## DATA BLOCK

========================================

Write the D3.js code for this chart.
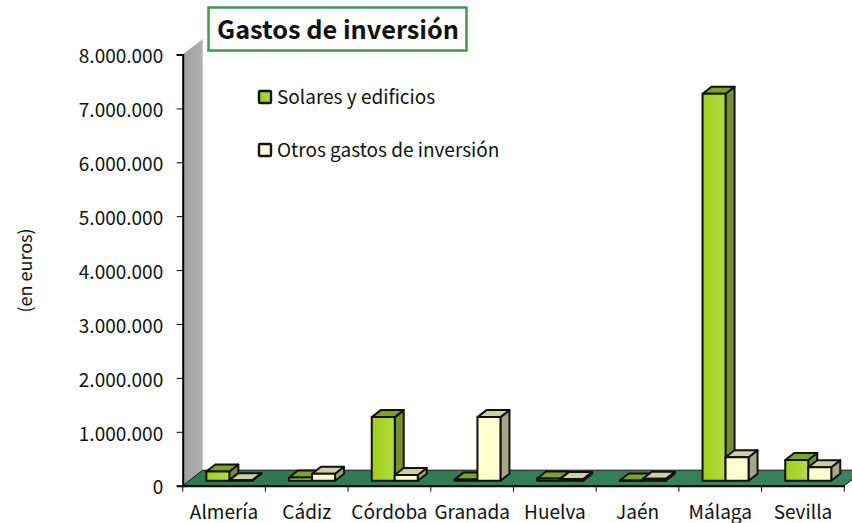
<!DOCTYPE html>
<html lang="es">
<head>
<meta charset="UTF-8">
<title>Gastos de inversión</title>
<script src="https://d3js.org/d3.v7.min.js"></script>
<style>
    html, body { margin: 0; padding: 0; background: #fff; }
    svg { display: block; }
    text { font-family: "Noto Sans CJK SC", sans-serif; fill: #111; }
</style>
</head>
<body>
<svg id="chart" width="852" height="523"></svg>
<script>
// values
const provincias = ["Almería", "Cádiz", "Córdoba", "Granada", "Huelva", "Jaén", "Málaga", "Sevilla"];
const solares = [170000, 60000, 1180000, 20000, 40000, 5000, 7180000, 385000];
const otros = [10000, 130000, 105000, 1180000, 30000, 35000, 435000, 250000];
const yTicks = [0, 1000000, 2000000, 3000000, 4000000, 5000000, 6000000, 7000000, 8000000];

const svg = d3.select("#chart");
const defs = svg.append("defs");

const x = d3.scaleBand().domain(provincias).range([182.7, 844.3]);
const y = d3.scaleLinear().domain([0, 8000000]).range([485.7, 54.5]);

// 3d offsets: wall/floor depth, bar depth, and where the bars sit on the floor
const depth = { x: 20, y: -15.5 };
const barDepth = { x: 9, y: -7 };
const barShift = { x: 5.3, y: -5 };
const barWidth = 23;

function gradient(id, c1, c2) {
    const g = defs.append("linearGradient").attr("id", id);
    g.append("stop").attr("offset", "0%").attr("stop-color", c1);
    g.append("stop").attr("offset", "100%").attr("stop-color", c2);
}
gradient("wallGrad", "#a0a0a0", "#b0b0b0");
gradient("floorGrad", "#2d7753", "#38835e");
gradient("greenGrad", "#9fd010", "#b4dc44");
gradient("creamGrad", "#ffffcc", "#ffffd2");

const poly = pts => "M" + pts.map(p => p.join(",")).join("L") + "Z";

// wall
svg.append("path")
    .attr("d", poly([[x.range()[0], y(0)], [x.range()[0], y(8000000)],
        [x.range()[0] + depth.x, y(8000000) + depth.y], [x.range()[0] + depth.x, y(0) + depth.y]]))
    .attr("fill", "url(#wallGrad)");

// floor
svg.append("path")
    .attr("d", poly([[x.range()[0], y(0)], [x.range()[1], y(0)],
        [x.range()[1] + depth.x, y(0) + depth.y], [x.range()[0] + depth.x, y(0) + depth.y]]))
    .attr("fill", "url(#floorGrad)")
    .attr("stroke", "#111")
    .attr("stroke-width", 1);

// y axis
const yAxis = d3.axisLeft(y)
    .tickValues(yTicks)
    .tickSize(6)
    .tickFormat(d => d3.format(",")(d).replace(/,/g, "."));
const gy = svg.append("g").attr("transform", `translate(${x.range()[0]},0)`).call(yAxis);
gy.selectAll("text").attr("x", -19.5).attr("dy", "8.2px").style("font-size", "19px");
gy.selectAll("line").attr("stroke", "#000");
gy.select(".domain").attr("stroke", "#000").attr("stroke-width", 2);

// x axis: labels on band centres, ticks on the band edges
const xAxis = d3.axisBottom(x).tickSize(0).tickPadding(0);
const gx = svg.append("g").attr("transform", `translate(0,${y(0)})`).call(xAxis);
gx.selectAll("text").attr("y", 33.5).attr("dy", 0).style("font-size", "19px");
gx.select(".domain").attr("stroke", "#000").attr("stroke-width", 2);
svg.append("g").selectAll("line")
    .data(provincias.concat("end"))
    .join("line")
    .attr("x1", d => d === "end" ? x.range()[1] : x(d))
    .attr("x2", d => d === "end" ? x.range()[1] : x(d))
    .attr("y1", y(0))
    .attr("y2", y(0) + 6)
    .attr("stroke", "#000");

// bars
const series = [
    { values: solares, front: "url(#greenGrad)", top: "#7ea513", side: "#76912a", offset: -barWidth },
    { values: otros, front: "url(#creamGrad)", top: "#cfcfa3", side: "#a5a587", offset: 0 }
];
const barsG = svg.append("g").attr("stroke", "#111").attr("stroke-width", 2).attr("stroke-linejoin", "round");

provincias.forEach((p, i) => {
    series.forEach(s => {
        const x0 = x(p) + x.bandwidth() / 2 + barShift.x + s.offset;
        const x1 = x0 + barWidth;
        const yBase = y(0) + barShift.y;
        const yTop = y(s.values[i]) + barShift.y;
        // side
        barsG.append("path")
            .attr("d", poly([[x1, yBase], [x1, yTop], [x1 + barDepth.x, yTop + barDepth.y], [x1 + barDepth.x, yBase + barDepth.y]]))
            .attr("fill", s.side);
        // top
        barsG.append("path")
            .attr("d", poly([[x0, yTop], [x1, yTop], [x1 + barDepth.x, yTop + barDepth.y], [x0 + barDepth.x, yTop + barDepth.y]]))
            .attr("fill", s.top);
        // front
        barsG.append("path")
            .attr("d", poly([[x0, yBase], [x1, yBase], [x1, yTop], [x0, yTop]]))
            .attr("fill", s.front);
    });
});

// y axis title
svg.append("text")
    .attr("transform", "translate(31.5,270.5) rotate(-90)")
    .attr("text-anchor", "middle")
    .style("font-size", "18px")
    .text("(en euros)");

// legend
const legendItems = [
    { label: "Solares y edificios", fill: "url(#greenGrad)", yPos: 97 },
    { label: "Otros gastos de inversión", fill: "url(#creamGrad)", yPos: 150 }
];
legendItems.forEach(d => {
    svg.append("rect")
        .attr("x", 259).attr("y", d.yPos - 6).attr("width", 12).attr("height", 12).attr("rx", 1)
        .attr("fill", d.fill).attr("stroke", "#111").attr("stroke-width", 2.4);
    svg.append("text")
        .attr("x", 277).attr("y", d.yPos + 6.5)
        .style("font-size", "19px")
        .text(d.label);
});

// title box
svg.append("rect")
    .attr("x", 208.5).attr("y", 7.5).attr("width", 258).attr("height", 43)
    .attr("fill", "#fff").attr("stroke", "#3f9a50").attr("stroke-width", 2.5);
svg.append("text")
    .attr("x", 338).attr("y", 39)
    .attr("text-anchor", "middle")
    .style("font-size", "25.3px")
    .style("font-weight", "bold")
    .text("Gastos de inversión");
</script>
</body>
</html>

========================================

## WHAT YOU HAVE TO DO
Omit every picture, then reproduce the rest of the listing exactly.

## RESULT FOR THIS EXERCISE
Write the D3.js code for this chart.
<!DOCTYPE html>
<html lang="es">
<head>
<meta charset="UTF-8">
<title>Gastos de inversión</title>
<script src="https://d3js.org/d3.v7.min.js"></script>
<style>
    html, body { margin: 0; padding: 0; background: #fff; }
    svg { display: block; }
    text { font-family: "Noto Sans CJK SC", sans-serif; fill: #111; }
</style>
</head>
<body>
<svg id="chart" width="852" height="523"></svg>
<script>
// values
const provincias = ["Almería", "Cádiz", "Córdoba", "Granada", "Huelva", "Jaén", "Málaga", "Sevilla"];
const solares = [170000, 60000, 1180000, 20000, 40000, 5000, 7180000, 385000];
const otros = [10000, 130000, 105000, 1180000, 30000, 35000, 435000, 250000];
const yTicks = [0, 1000000, 2000000, 3000000, 4000000, 5000000, 6000000, 7000000, 8000000];

const svg = d3.select("#chart");
const defs = svg.append("defs");

const x = d3.scaleBand().domain(provincias).range([182.7, 844.3]);
const y = d3.scaleLinear().domain([0, 8000000]).range([485.7, 54.5]);

// 3d offsets: wall/floor depth, bar depth, and where the bars sit on the floor
const depth = { x: 20, y: -15.5 };
const barDepth = { x: 9, y: -7 };
const barShift = { x: 5.3, y: -5 };
const barWidth = 23;

function gradient(id, c1, c2) {
    const g = defs.append("linearGradient").attr("id", id);
    g.append("stop").attr("offset", "0%").attr("stop-color", c1);
    g.append("stop").attr("offset", "100%").attr("stop-color", c2);
}
gradient("wallGrad", "#a0a0a0", "#b0b0b0");
gradient("floorGrad", "#2d7753", "#38835e");
gradient("greenGrad", "#9fd010", "#b4dc44");
gradient("creamGrad", "#ffffcc", "#ffffd2");

const poly = pts => "M" + pts.map(p => p.join(",")).join("L") + "Z";

// wall
svg.append("path")
    .attr("d", poly([[x.range()[0], y(0)], [x.range()[0], y(8000000)],
        [x.range()[0] + depth.x, y(8000000) + depth.y], [x.range()[0] + depth.x, y(0) + depth.y]]))
    .attr("fill", "url(#wallGrad)");

// floor
svg.append("path")
    .attr("d", poly([[x.range()[0], y(0)], [x.range()[1], y(0)],
        [x.range()[1] + depth.x, y(0) + depth.y], [x.range()[0] + depth.x, y(0) + depth.y]]))
    .attr("fill", "url(#floorGrad)")
    .attr("stroke", "#111")
    .attr("stroke-width", 1);

// y axis
const yAxis = d3.axisLeft(y)
    .tickValues(yTicks)
    .tickSize(6)
    .tickFormat(d => d3.format(",")(d).replace(/,/g, "."));
const gy = svg.append("g").attr("transform", `translate(${x.range()[0]},0)`).call(yAxis);
gy.selectAll("text").attr("x", -19.5).attr("dy", "8.2px").style("font-size", "19px");
gy.selectAll("line").attr("stroke", "#000");
gy.select(".domain").attr("stroke", "#000").attr("stroke-width", 2);

// x axis: labels on band centres, ticks on the band edges
const xAxis = d3.axisBottom(x).tickSize(0).tickPadding(0);
const gx = svg.append("g").attr("transform", `translate(0,${y(0)})`).call(xAxis);
gx.selectAll("text").attr("y", 33.5).attr("dy", 0).style("font-size", "19px");
gx.select(".domain").attr("stroke", "#000").attr("stroke-width", 2);
svg.append("g").selectAll("line")
    .data(provincias.concat("end"))
    .join("line")
    .attr("x1", d => d === "end" ? x.range()[1] : x(d))
    .attr("x2", d => d === "end" ? x.range()[1] : x(d))
    .attr("y1", y(0))
    .attr("y2", y(0) + 6)
    .attr("stroke", "#000");

// bars
const series = [
    { values: solares, front: "url(#greenGrad)", top: "#7ea513", side: "#76912a", offset: -barWidth },
    { values: otros, front: "url(#creamGrad)", top: "#cfcfa3", side: "#a5a587", offset: 0 }
];
const barsG = svg.append("g").attr("stroke", "#111").attr("stroke-width", 2).attr("stroke-linejoin", "round");

provincias.forEach((p, i) => {
    series.forEach(s => {
        const x0 = x(p) + x.bandwidth() / 2 + barShift.x + s.offset;
        const x1 = x0 + barWidth;
        const yBase = y(0) + barShift.y;
        const yTop = y(s.values[i]) + barShift.y;
        // side
        barsG.append("path")
            .attr("d", poly([[x1, yBase], [x1, yTop], [x1 + barDepth.x, yTop + barDepth.y], [x1 + barDepth.x, yBase + barDepth.y]]))
            .attr("fill", s.side);
        // top
        barsG.append("path")
            .attr("d", poly([[x0, yTop], [x1, yTop], [x1 + barDepth.x, yTop + barDepth.y], [x0 + barDepth.x, yTop + barDepth.y]]))
            .attr("fill", s.top);
        // front
        barsG.append("path")
            .attr("d", poly([[x0, yBase], [x1, yBase], [x1, yTop], [x0, yTop]]))
            .attr("fill", s.front);
    });
});

// y axis title
svg.append("text")
    .attr("transform", "translate(31.5,270.5) rotate(-90)")
    .attr("text-anchor", "middle")
    .style("font-size", "18px")
    .text("(en euros)");

// legend
const legendItems = [
    { label: "Solares y edificios", fill: "url(#greenGrad)", yPos: 97 },
    { label: "Otros gastos de inversión", fill: "url(#creamGrad)", yPos: 150 }
];
legendItems.forEach(d => {
    svg.append("rect")
        .attr("x", 259).attr("y", d.yPos - 6).attr("width", 12).attr("height", 12).attr("rx", 1)
        .attr("fill", d.fill).attr("stroke", "#111").attr("stroke-width", 2.4);
    svg.append("text")
        .attr("x", 277).attr("y", d.yPos + 6.5)
        .style("font-size", "19px")
        .text(d.label);
});

// title box
svg.append("rect")
    .attr("x", 208.5).attr("y", 7.5).attr("width", 258).attr("height", 43)
    .attr("fill", "#fff").attr("stroke", "#3f9a50").attr("stroke-width", 2.5);
svg.append("text")
    .attr("x", 338).attr("y", 39)
    .attr("text-anchor", "middle")
    .style("font-size", "25.3px")
    .style("font-weight", "bold")
    .text("Gastos de inversión");
</script>
</body>
</html>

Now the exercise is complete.